Foi quando partiram para cima de Isaías, que foi atingido na testa. Sílvio tentou socorrê-lo e foi atacado na barriga. Danilo, anarco-punk ferido no braço, não compareceu ao julgamento para testemunhar contra os réus. Saci, primeiro a ser atacado, tampouco: o jovem apanhou com tacos de madeira antes mesmo de começar o confronto, enquanto ainda se dirigia à rua Carmelitas.

Só depois de ferirem Sílvio e Isaías é que os supostos skinheads entraram no terminal, com a intenção de fugir. Lá dentro, foram pegos pela polícia.

Os defensores negam que os réus tenham atacado deliberadamente os anarco-punks no Ay Carmela. Durante o depoimento das vítimas e das testemunhas, a defesa tentou explicitar a tese de que os supostos skinheads foram atacados quando passavam pelas redondezas da festa, correram para o Parque Dom Pedro II na intenção de escapar das agressões e apenas esfaquearam Isaías, Sílvio e Danilo para se defender, uma vez que estavam encurralados. Não fizeram menção ao espancamento de Saci.
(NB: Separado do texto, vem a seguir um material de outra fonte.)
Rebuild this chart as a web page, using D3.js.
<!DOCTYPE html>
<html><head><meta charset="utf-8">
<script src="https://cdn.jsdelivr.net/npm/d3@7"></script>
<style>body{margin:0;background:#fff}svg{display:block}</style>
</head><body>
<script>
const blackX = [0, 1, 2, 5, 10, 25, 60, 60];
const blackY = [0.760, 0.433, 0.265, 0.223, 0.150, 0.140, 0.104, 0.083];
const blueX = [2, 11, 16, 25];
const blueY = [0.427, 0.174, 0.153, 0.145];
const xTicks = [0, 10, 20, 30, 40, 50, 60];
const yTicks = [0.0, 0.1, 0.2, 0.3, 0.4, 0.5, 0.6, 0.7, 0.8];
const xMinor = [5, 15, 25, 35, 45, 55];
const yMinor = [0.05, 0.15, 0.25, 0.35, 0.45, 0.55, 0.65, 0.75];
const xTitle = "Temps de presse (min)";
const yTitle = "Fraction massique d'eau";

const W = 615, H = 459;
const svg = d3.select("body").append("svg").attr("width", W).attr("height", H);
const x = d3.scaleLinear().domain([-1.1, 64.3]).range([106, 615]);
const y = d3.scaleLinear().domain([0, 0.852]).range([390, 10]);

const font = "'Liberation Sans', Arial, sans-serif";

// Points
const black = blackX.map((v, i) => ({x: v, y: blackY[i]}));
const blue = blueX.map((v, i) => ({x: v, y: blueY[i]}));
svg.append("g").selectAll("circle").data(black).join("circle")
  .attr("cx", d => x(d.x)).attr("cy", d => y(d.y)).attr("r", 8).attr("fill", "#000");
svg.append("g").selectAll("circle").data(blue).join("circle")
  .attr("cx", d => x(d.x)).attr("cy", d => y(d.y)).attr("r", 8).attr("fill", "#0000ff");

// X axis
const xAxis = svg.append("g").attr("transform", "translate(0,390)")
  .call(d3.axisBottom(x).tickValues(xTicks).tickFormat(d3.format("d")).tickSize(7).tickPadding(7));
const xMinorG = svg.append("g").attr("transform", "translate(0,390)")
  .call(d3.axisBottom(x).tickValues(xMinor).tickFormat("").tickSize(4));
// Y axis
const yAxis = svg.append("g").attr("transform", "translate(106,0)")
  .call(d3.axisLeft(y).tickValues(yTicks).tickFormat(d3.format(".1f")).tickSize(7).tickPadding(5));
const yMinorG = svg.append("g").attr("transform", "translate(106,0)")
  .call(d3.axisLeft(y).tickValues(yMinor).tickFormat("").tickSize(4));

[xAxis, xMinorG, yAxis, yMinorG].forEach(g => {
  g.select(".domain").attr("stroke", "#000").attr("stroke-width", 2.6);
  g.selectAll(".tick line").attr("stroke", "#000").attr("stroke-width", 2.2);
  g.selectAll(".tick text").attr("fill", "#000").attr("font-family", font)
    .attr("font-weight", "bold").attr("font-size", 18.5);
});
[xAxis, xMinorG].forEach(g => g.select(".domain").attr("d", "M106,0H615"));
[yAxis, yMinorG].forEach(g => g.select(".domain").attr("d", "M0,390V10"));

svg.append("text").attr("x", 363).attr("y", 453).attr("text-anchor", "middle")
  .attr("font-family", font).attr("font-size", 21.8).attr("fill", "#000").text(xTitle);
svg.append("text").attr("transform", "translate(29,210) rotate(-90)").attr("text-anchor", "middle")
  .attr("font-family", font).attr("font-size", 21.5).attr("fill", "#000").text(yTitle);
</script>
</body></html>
“Os réus foram agredidos inicialmente pelas pessoas que estavam no evento, foram acuados no terminal Parque Dom Pedro II, onde acabou havendo um confronto, numa situação de conflito entre os dois grupos”, sustenta o defensor público Davi Depiné. “Havia pessoas com pedaços de pau partindo de maneira violenta contra os acusados.” De acordo com o defensor, os réus não se identificam como skinheads, com a exceção de um. Nenhum assumiu ser autor das facadas.

“Tudo isso é mentira”, rebate Johnny dos Santos, anarco-punk amigo das vítimas que assistia ao julgamento. “Eles foram até lá para atacar nossa atividade, porque são de ideologia neonazista e fascista. Queriam acabar com o evento que justamente foi feito para denunciar o crime deles. Ninguém vai apenas ‘passear’ pelo centro levando uma espingarda de chumbo, facas, machadinhas.”

A condenação ou absolvição dos acusados será decidida por um júri de sete pessoas. Entre elas, há dois negros, uma mulher e quatro brancos. O julgamento continua hoje (2) com o depoimento das testemunhas de defesa e dos réus, além do debate entre acusação e defesa. Existe a possibilidade de que a sentença seja proferida até o final do dia. Caso contrário, espera-se uma decisão para amanhã (3).